Sometimes the way of escape is literally the door — Joseph used it.

How Jesus fought it

In the wilderness, Jesus met each of Satan’s three offers the same way: “It is written.” No debate, no negotiation — Scripture, aimed. The psalmist had described the method centuries earlier: “Thy word have I hid in mine heart, that I might not sin against thee.” The Bible’s primary anti-temptation weapon is the Bible, stored in advance and drawn at need.

But he answered and said, It is written, Man shall not live by bread alone, but by every word that proceedeth out of the mouth of God.
Matthew 4:4, KJV
Thy word have I hid in mine heart, that I might not sin against thee.
Psalms 119:11, KJV

Watch, pray, and flee

Jesus’ Gethsemane counsel is preventive: watch and pray, that ye enter not into temptation — the spirit willing, the flesh weak.
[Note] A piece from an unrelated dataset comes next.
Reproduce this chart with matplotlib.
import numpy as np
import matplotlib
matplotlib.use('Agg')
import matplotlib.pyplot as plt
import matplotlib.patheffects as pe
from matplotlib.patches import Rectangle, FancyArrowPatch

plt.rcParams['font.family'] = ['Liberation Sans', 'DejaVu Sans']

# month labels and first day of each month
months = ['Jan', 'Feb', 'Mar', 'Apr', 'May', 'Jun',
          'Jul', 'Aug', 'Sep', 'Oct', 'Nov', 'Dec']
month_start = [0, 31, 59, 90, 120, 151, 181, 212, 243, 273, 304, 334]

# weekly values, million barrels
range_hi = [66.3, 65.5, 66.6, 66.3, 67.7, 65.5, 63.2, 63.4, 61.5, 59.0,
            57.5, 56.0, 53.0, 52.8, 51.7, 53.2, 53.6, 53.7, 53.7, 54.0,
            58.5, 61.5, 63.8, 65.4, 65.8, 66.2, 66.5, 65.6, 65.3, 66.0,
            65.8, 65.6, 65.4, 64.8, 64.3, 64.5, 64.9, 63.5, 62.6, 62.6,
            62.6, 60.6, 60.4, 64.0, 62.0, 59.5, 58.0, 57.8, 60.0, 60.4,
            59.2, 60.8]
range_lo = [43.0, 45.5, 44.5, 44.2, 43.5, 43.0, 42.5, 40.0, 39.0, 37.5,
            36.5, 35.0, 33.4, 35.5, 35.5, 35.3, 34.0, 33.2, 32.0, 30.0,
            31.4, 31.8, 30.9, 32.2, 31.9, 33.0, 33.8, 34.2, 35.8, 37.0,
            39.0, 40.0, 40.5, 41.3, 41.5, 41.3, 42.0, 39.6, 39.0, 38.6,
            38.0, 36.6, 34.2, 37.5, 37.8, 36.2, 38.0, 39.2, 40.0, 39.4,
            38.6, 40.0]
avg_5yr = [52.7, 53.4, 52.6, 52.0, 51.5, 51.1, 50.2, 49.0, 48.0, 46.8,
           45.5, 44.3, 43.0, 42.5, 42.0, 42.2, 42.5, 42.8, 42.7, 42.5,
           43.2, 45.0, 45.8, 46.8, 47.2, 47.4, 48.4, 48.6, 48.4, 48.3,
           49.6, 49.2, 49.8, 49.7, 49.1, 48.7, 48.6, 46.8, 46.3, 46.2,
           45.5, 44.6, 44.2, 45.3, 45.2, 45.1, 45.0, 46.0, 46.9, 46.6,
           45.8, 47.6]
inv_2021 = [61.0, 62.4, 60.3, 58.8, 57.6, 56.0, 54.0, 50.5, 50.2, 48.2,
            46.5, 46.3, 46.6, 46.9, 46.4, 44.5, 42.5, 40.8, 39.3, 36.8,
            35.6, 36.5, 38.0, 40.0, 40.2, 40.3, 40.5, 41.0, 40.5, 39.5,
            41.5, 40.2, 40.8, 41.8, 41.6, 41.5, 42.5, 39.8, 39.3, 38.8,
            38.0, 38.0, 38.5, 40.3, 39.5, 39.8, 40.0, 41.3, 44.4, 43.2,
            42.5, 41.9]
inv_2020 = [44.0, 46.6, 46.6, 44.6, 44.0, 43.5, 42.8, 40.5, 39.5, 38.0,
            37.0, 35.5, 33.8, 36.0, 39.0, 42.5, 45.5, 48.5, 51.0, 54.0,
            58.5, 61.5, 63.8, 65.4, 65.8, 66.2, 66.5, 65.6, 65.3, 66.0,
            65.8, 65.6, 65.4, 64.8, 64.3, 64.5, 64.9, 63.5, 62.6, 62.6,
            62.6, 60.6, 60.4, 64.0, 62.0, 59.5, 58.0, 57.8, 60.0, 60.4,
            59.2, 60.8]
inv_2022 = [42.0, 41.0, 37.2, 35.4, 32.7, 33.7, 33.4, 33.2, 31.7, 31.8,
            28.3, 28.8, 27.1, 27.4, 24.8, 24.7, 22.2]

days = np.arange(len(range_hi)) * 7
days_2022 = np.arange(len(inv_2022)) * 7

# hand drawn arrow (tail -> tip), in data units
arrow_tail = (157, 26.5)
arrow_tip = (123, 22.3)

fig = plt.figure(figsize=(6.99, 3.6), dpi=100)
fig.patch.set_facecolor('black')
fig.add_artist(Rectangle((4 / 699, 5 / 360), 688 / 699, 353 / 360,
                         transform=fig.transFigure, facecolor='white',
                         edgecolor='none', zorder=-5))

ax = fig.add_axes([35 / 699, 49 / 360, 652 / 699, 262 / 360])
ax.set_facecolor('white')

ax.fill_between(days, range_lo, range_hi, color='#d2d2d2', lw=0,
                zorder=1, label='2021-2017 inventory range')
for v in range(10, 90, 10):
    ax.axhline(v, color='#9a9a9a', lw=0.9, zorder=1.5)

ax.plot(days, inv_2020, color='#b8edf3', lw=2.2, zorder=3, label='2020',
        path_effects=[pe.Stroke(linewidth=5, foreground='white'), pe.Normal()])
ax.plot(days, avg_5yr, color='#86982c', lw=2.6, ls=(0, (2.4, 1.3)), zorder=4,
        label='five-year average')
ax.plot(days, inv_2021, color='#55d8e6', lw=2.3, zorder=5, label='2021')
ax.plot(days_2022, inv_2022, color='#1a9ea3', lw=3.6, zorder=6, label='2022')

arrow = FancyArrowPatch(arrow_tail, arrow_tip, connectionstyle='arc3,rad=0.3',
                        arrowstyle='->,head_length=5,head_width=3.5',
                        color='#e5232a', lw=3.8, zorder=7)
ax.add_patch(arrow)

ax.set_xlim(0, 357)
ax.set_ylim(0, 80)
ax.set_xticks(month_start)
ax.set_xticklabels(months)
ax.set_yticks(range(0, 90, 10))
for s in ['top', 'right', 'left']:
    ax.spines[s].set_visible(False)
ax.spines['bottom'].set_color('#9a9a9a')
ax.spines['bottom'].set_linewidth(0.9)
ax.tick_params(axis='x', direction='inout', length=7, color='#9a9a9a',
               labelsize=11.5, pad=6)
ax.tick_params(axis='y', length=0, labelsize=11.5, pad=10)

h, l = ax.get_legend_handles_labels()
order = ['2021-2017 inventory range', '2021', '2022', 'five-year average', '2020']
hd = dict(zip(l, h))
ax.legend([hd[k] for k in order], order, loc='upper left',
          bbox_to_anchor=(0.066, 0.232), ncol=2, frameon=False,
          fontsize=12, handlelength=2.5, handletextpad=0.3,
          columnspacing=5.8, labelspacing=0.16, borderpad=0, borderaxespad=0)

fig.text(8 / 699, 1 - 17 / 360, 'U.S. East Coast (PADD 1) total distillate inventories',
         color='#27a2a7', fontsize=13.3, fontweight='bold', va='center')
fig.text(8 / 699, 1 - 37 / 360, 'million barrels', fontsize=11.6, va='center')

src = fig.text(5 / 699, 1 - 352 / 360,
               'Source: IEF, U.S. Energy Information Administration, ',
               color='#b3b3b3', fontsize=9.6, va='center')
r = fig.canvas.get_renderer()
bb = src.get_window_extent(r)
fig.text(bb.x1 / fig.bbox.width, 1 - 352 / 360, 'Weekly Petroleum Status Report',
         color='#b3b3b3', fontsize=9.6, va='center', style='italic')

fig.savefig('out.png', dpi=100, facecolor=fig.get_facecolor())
James adds the order of battle: submit to God first, then resist the devil, and he will flee. And some temptations Scripture never tells you to out-argue, only to outrun: “flee also youthful lusts.” Knowing which strategy a moment calls for is half the victory.
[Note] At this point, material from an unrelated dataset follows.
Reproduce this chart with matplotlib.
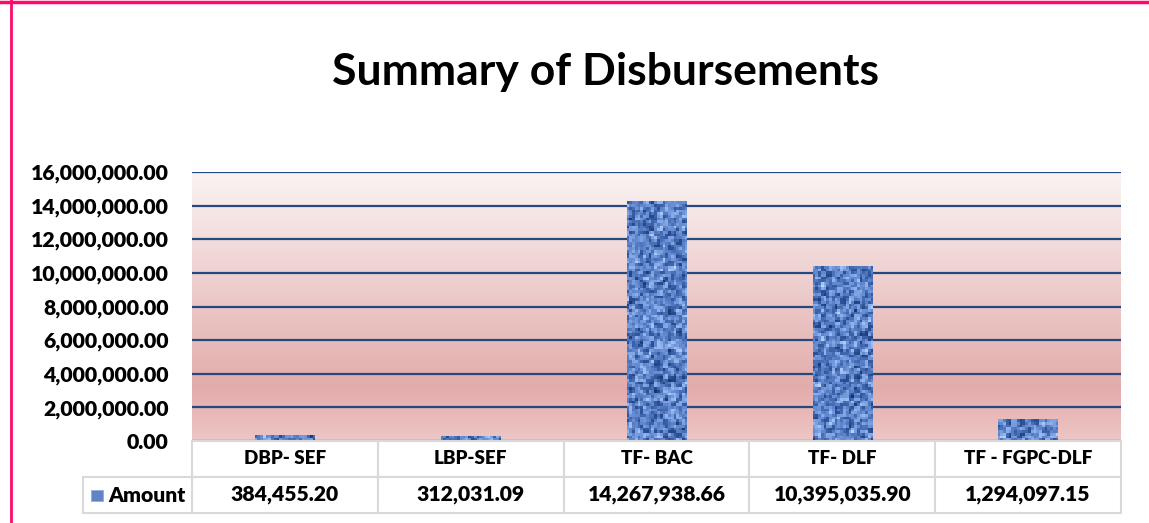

Watch and pray, that ye enter not into temptation: the spirit indeed is willing, but the flesh is weak.
Matthew 26:41, KJV
Submit yourselves therefore to God. Resist the devil, and he will flee from you.
James 4:7, KJV

Quick answers

Is being tempted a sin?
No — Jesus was tempted in all points “yet without sin” (Hebrews 4:15). Temptation becomes sin when desire is entertained and acted on (James 1:14–15). The knock is not the same as opening the door.
Does God tempt people?
James 1:13 is explicit: “God cannot be tempted with evil, neither tempteth he any man.” God tests to strengthen; the enticement to evil comes from our own desires and the tempter.
What should I do in the moment of temptation?
Scripture’s toolkit: look for the promised escape (1 Corinthians 10:13), answer with the word (Matthew 4:4), pray (Matthew 26:41), and — for some temptations — simply flee (2 Timothy 2:22).